In last week’s Courier, it was reported that the Musselburgh Common Good Fund (MCGF) had an underspend for the year 2022/2023.

Although grateful for the £32,000 the Hollies [day centre in Musselburgh] received in April 2022, it was a third of what we requested.

It costs £16,000 per month just to open our door, without putting up our costs in line with the rest of the cafes in town, which defeats the purpose.

Despite the continuing efforts of dedicated staff and volunteers, we still, at present, cannot generate enough income to meet our monthly overheads!

Therefore we approached the MCGF again for a grant. I am well aware we cannot expect this fund to support us year in, year out. However, the ask of a grant for £40,500 to help us stay open and support the local, mainly socially isolated, community of our town was a last-ditch attempt to keep the Hollies running.

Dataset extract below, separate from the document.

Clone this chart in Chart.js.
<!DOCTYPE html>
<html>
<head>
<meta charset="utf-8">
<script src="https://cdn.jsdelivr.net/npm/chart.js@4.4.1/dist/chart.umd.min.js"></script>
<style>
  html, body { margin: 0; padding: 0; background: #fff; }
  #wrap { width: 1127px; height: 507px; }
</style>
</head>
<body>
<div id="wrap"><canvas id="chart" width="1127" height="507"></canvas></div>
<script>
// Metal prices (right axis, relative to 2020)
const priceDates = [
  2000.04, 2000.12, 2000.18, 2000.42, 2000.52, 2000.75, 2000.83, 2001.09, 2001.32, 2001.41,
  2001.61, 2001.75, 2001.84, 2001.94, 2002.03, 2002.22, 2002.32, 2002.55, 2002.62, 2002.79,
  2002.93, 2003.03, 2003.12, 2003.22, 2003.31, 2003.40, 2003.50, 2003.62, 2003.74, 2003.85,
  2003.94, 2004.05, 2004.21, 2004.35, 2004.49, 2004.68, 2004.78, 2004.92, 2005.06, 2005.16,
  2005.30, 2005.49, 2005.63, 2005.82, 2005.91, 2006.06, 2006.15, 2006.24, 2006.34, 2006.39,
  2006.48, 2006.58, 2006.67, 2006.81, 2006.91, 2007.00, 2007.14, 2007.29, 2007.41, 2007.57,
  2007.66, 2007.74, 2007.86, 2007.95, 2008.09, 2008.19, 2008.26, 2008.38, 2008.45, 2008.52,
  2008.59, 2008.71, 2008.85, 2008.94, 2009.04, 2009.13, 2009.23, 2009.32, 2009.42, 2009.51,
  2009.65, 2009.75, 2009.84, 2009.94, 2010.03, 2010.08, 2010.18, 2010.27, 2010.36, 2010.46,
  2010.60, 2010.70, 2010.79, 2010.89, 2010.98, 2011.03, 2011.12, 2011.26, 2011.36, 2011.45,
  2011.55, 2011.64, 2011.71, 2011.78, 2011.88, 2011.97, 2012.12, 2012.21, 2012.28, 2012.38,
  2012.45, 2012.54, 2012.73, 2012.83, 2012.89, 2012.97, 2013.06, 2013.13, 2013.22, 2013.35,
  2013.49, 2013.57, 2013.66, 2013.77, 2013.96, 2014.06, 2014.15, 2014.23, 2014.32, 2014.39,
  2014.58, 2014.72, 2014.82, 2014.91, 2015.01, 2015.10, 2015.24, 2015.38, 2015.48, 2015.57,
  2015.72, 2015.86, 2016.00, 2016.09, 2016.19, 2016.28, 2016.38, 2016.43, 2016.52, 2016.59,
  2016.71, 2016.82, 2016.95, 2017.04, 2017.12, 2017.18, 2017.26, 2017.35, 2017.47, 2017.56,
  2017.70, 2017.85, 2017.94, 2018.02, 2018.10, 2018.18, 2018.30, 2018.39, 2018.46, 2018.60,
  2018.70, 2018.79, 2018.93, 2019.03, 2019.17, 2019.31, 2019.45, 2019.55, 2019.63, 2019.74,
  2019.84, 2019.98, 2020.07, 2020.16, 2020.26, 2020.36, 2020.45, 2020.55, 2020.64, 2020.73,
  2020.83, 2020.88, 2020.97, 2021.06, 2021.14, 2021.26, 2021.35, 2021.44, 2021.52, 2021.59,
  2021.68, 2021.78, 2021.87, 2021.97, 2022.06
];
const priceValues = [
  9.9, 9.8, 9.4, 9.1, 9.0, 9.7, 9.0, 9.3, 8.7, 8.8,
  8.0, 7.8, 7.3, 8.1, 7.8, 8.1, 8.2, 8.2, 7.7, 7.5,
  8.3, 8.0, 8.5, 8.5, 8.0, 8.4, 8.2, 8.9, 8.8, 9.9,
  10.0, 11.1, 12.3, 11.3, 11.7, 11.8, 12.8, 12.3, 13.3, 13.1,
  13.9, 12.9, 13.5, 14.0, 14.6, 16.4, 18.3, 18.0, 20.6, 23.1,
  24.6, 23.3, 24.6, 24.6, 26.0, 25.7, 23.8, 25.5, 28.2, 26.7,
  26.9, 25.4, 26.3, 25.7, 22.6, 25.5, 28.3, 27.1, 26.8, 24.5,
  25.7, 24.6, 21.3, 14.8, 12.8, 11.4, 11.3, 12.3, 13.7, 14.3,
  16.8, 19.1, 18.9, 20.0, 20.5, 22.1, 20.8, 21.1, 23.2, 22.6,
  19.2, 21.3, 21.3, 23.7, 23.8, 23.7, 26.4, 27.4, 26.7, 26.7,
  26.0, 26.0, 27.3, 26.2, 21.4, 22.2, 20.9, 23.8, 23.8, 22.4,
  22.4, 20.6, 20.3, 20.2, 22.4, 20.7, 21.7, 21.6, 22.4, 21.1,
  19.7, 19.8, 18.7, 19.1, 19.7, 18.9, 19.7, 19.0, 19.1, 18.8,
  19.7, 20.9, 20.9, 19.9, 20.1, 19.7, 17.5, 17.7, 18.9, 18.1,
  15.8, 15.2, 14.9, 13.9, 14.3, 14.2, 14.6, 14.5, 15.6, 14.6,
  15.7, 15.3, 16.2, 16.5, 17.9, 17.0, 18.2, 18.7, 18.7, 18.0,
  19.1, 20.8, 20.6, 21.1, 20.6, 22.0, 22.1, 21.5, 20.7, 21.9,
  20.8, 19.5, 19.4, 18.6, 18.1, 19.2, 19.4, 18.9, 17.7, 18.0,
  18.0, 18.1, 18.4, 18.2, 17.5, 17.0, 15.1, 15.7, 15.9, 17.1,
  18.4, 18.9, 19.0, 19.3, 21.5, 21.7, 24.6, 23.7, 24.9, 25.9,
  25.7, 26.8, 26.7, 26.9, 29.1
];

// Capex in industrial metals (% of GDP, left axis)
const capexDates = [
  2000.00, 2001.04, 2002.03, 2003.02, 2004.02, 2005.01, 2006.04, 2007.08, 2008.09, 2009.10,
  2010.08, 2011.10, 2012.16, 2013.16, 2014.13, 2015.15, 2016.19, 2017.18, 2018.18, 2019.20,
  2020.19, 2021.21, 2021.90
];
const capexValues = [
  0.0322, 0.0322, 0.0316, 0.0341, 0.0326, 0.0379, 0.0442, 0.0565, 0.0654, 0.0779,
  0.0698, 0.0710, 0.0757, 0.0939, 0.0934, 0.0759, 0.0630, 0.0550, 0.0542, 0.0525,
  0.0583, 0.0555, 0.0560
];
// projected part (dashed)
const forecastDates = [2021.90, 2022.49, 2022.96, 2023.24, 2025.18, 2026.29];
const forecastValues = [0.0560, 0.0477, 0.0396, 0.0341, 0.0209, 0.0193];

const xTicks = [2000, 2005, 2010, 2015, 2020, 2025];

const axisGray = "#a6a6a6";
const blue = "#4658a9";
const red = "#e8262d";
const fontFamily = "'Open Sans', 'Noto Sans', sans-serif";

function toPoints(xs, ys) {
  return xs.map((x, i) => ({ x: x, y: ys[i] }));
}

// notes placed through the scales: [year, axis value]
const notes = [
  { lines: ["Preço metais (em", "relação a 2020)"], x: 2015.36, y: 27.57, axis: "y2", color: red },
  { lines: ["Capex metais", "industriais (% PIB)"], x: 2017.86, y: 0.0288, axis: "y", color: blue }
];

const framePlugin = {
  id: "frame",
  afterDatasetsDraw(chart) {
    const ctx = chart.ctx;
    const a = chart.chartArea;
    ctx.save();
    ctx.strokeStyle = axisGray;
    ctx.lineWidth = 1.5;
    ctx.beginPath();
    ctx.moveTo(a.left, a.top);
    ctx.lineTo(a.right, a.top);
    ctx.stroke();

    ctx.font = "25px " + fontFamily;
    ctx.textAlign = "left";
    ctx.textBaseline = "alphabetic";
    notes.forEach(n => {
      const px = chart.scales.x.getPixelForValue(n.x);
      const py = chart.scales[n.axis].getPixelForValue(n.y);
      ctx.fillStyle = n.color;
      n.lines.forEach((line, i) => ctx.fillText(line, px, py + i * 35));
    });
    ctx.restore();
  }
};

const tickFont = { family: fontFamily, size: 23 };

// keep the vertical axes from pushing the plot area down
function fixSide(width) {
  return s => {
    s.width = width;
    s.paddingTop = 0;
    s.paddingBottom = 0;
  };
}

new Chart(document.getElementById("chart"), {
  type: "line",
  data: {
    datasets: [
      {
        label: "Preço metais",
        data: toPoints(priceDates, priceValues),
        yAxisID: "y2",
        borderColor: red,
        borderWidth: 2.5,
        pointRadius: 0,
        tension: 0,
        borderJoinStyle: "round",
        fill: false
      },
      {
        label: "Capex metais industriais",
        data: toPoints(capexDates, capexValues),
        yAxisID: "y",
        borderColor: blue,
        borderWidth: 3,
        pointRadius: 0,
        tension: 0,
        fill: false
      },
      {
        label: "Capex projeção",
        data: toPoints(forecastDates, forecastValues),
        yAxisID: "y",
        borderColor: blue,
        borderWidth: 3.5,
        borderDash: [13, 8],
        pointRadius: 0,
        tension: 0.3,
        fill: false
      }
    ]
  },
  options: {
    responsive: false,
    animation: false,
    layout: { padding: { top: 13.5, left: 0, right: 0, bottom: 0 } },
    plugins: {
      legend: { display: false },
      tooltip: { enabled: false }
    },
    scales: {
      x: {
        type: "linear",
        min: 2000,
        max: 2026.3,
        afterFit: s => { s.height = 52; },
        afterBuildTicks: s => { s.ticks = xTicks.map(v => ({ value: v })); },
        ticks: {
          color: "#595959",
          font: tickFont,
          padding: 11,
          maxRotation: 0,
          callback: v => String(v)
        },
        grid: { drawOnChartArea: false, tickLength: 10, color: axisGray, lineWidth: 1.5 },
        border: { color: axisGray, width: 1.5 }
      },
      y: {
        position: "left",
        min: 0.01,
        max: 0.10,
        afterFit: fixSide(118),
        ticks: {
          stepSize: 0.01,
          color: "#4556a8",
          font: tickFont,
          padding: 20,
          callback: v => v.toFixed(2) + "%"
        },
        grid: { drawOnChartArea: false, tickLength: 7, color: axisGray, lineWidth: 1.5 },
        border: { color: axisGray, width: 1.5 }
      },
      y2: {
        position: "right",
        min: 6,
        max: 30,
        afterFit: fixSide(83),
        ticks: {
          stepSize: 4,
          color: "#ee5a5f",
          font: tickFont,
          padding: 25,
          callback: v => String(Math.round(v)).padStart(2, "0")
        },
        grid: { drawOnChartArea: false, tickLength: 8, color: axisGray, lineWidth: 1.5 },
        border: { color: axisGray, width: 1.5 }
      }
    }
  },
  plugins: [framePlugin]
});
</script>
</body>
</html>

On October 6, we received a rejection email for our request.

The main reason given was that they couldn’t give us the sum requested, so we received nothing.

I know the high esteem in which the Hollies is held by the local community.

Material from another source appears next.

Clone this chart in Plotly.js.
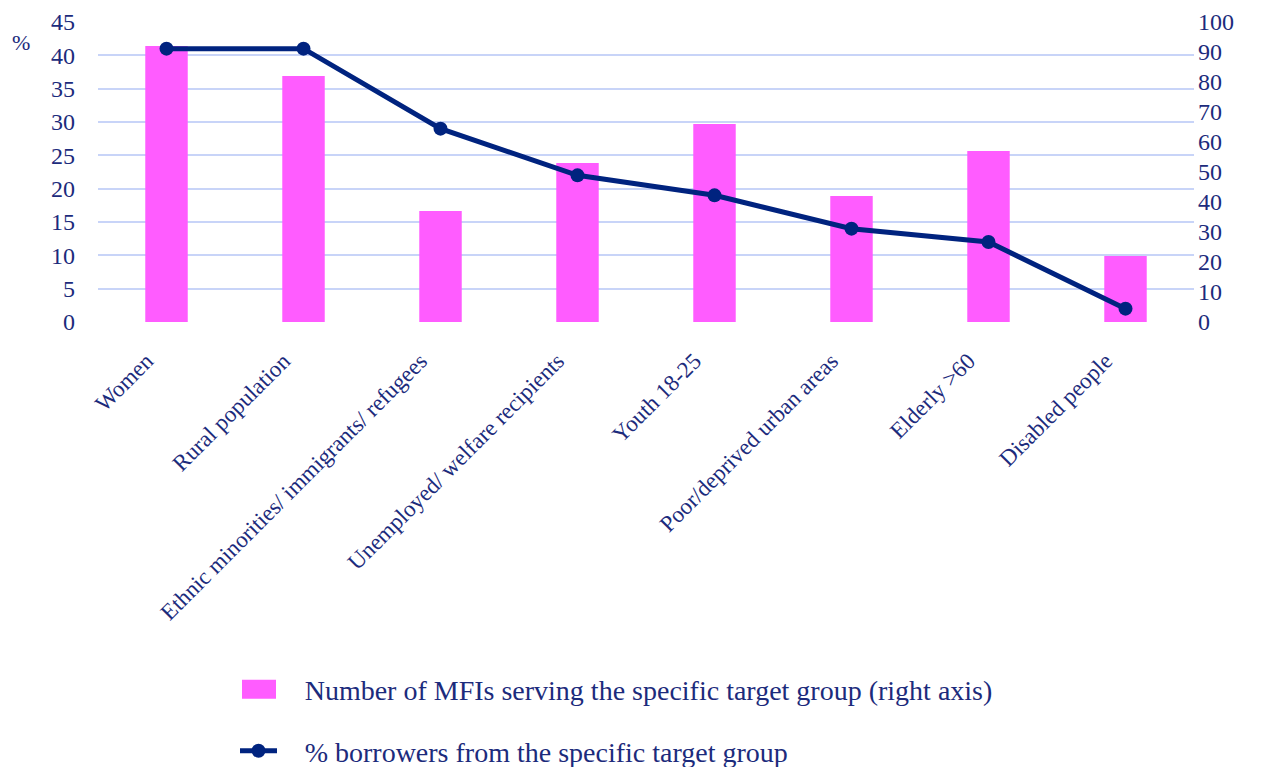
<!DOCTYPE html>
<html>
<head>
<meta charset="utf-8">
<script src="https://cdn.plot.ly/plotly-3.0.1.min.js"></script>
<style>
  html, body { margin: 0; padding: 0; background: #ffffff; }
  #chart { width: 1269px; height: 767px; }
</style>
</head>
<body>
<div id="chart"></div>
<script>
const categories = [
  "Women",
  "Rural population",
  "Ethnic minorities/ immigrants/ refugees",
  "Unemployed/ welfare recipients",
  "Youth 18-25",
  "Poor/deprived urban areas",
  "Elderly >60",
  "Disabled people"
];
const mfiCounts = [92, 82, 37, 53, 66, 42, 57, 22];
const borrowerPct = [41, 41, 29, 22, 19, 14, 12, 2];
const leftTicks = [0, 5, 10, 15, 20, 25, 30, 35, 40, 45];
const rightTicks = [0, 10, 20, 30, 40, 50, 60, 70, 80, 90, 100];

const navy = "#00237f";
const textColor = "#1c2b7c";
const pink = "#ff5cff";
const font = "Liberation Serif, DejaVu Serif, serif";

const traces = [
  {
    type: "bar",
    name: "Number of MFIs serving the specific target group (right axis)",
    x: categories,
    y: mfiCounts,
    yaxis: "y",
    marker: { color: pink },
    legendgroup: "a"
  },
  {
    type: "scatter",
    mode: "lines+markers",
    name: "% borrowers from the specific target group",
    x: categories,
    y: borrowerPct,
    yaxis: "y2",
    line: { color: navy, width: 5 },
    marker: { color: navy, size: 14 },
    legendgroup: "b"
  }
];

const layout = {
  width: 1269,
  height: 767,
  margin: { l: 98, r: 75, t: 22, b: 445, autoexpand: false },
  paper_bgcolor: "#ffffff",
  plot_bgcolor: "#ffffff",
  font: { family: font, color: textColor, size: 20 },
  bargap: 0.69,
  showlegend: true,
  legend: {
    orientation: "v",
    x: 0.1247,
    xanchor: "left",
    y: -1.142,
    yanchor: "top",
    font: { family: font, size: 28, color: textColor },
    tracegroupgap: 22,
    itemwidth: 60,
    bgcolor: "rgba(0,0,0,0)"
  },
  xaxis: {
    type: "category",
    tickangle: -45,
    tickfont: { family: font, size: 23, color: textColor },
    showgrid: false,
    showline: false,
    ticks: "",
    zeroline: false,
    automargin: false,
    ticklabelstandoff: 20
  },
  yaxis: {
    range: [0, 100],
    tickvals: rightTicks,
    ticktext: rightTicks.map(String),
    side: "right",
    tickfont: { family: font, size: 24, color: textColor },
    showgrid: false,
    zeroline: false,
    showline: false,
    ticks: "",
    ticklabelstandoff: 3,
    fixedrange: true
  },
  yaxis2: {
    range: [0, 45],
    tickvals: leftTicks,
    ticktext: leftTicks.map(String),
    overlaying: "y",
    side: "left",
    tickfont: { family: font, size: 24, color: textColor },
    showgrid: true,
    gridcolor: "#c8d4f8",
    gridwidth: 2,
    zeroline: false,
    showline: false,
    ticks: "",
    ticklabelstandoff: 22,
    fixedrange: true
  },
  annotations: [
    {
      text: "%",
      xref: "paper",
      yref: "paper",
      x: -0.07,
      y: 0.93,
      xanchor: "center",
      yanchor: "middle",
      showarrow: false,
      font: { family: font, size: 22, color: textColor }
    }
  ]
};

Plotly.newPlot("chart", traces, layout, { displayModeBar: false, staticPlot: true }).then(function (gd) {
  const items = gd.querySelectorAll(".legend .traces");
  items.forEach(function (it) {
    const t = it.__data__ && it.__data__[0] && it.__data__[0].trace;
    if (!t) return;
    if (t.type === "bar") {
      // wide pink swatch like the reference legend
      const p = it.querySelector(".legendpoints path");
      if (p) {
        const off = p.parentNode.getScreenCTM().e;
        const l = 242 - off, r = 276 - off;
        p.setAttribute("d", "M" + r + ",9.5H" + l + "V-9.5H" + r + "Z");
        p.removeAttribute("transform");
      }
    } else {
      const ln = it.querySelector(".legendlines path");
      if (ln) {
        const off = ln.parentNode.getScreenCTM().e;
        ln.setAttribute("d", "M" + (240 - off) + ",0h37");
        ln.removeAttribute("transform");
      }
      const mk = it.querySelector(".legendpoints path");
      if (mk) {
        const off2 = mk.parentNode.getScreenCTM().e;
        mk.setAttribute("transform", "translate(" + (258.5 - off2) + ",0)");
      }
    }
  });
  // nudge rotated category labels slightly left, as in the reference
  const xl = gd.querySelector(".xaxislayer-above");
  if (xl) xl.setAttribute("transform", "translate(-20,0)");
});
</script>
</body>
</html>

In fact, funds raised by local groups from golf clubs to nurseries between November and December last year brought in £13,000 of much-needed funds, for which we are eternally grateful to each and every one of you who contributed.

Not only that but I speak to people every day who tell me that if it was not for the Hollies they would have nowhere to go. I also have copies of two petitions carried out within the Hollies in the last few years echoing that sentiment.

I have reached the point where I can no longer keep silent concerning what I feel is the longstanding bias against the Hollies by officers and some councillors at East Lothian Council. This has also been noticed by one of our MSPs.

Is it perhaps partly due to the fact that, in 2017, at a meeting with the Hollies trustees, the then group service manager for planning and performance of the Integration Joint Board informed us “we were moving out of the building on 183 High Street, Musselburgh”.

We reminded him we had a lease for 99 years.

The Hollies is the last council-owned, OPEN community building on the High Street. Save it now or lose it forever.

In my opinion, this statement will cost me my much-loved job at the Hollies.

However, I consider it worth it if the message finally gets out to the community that this is their last chance to save the Hollies, because once it closes it will never reopen.

In my 12 years working at the Hollies, I have met some incredible people who use the Hollies facility and despair for them when it closes.

The lack of resources for the older community in Musselburgh is disgraceful and it’s time something was done about it.